(Figure scripts)
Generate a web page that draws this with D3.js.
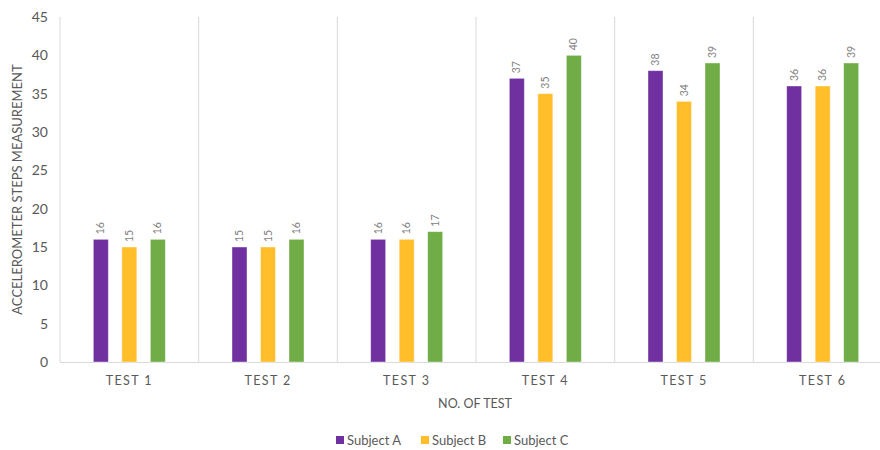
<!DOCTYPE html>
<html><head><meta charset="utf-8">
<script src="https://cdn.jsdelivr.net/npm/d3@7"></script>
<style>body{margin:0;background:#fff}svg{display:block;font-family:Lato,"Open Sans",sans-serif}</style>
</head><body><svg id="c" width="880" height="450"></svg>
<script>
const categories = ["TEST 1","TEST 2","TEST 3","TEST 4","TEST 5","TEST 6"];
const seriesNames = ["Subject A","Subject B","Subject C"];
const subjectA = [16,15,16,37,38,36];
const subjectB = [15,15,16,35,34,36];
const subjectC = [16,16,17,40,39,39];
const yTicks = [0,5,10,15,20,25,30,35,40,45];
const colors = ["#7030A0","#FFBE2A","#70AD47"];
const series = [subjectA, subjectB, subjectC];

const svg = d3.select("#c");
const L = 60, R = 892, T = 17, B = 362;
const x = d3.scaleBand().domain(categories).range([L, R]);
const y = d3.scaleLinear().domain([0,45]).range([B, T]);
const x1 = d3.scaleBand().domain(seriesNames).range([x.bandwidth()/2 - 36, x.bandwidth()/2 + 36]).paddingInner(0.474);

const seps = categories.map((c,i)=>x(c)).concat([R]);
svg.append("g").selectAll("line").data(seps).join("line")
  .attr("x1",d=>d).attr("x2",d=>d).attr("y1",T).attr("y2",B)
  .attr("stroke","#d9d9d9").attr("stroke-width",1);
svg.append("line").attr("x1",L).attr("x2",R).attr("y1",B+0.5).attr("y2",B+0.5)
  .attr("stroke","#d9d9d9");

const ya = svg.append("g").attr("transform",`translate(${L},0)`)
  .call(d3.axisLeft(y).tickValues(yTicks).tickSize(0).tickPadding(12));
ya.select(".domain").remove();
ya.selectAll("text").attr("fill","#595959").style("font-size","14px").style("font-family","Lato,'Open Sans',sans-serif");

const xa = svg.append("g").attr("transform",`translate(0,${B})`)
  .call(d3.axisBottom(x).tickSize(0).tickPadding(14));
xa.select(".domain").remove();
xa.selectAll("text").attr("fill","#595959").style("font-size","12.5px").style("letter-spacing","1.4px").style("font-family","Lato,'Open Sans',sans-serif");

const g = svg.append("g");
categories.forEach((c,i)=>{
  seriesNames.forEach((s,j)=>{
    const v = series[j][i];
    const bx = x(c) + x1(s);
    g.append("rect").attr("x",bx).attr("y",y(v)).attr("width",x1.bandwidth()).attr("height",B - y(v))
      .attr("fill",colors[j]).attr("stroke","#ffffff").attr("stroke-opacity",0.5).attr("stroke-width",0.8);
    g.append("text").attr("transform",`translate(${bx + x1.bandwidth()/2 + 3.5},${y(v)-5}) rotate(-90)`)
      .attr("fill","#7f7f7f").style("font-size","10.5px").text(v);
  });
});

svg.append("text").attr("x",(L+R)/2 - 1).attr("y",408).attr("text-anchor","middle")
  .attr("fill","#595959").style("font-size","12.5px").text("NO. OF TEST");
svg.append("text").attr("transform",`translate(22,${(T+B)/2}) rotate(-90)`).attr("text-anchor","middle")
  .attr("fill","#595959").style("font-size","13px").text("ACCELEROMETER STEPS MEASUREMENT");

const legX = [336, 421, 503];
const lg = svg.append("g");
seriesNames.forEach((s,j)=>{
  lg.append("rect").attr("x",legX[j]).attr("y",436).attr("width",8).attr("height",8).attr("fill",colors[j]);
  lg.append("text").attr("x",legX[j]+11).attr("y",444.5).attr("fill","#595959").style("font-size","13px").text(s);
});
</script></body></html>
* * *
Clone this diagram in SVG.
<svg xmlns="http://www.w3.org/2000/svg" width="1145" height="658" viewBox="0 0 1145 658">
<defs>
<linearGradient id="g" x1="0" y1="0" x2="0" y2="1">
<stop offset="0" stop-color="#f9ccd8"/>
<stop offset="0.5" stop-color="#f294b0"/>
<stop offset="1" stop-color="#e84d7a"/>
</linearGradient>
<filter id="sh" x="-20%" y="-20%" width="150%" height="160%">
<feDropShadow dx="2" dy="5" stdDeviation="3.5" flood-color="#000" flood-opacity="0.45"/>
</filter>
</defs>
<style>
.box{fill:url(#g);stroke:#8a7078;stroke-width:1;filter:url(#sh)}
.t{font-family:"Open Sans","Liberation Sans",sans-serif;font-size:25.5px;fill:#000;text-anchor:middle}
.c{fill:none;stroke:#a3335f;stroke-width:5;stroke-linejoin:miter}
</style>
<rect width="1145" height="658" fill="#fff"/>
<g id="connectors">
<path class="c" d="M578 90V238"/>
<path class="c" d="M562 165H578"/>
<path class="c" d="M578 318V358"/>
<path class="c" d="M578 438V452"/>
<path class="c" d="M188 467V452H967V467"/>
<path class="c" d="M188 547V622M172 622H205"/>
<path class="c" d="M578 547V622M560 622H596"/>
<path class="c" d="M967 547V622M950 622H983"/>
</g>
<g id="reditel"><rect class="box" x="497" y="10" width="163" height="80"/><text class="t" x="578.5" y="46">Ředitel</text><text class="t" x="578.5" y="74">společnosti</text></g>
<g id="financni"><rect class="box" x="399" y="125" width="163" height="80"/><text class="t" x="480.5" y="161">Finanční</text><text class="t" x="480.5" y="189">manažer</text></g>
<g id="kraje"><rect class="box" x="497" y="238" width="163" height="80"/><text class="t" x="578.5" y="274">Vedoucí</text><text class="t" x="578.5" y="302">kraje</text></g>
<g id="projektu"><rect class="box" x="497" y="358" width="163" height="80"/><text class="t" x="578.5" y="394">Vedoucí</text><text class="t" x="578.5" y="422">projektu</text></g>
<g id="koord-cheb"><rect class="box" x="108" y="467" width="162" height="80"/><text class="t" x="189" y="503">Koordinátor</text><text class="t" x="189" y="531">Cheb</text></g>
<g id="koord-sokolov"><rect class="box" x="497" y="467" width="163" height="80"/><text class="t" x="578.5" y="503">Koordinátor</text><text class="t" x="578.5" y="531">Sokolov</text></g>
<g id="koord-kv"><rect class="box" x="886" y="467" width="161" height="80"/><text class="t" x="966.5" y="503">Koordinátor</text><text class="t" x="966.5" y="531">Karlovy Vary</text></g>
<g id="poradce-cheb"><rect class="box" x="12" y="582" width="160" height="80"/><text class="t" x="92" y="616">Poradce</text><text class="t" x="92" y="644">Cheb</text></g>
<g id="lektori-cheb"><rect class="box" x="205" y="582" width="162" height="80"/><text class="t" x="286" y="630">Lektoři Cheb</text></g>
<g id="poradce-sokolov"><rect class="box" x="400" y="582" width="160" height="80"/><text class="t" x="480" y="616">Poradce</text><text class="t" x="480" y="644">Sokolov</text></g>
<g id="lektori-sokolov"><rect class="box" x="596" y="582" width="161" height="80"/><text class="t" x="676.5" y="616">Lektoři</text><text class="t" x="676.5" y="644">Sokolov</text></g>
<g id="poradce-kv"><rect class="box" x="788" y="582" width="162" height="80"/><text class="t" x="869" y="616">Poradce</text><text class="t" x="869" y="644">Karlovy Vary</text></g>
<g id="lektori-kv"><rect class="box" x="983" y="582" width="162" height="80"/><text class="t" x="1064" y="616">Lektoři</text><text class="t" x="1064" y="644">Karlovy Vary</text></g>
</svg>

§ **WRITTEN EXERCISE**:
Locate the word "this" in the entries, and copy every line where it is found.

§ **ANSWER BELOW**:
Generate a web page that draws this with D3.js.
Clone this diagram in SVG.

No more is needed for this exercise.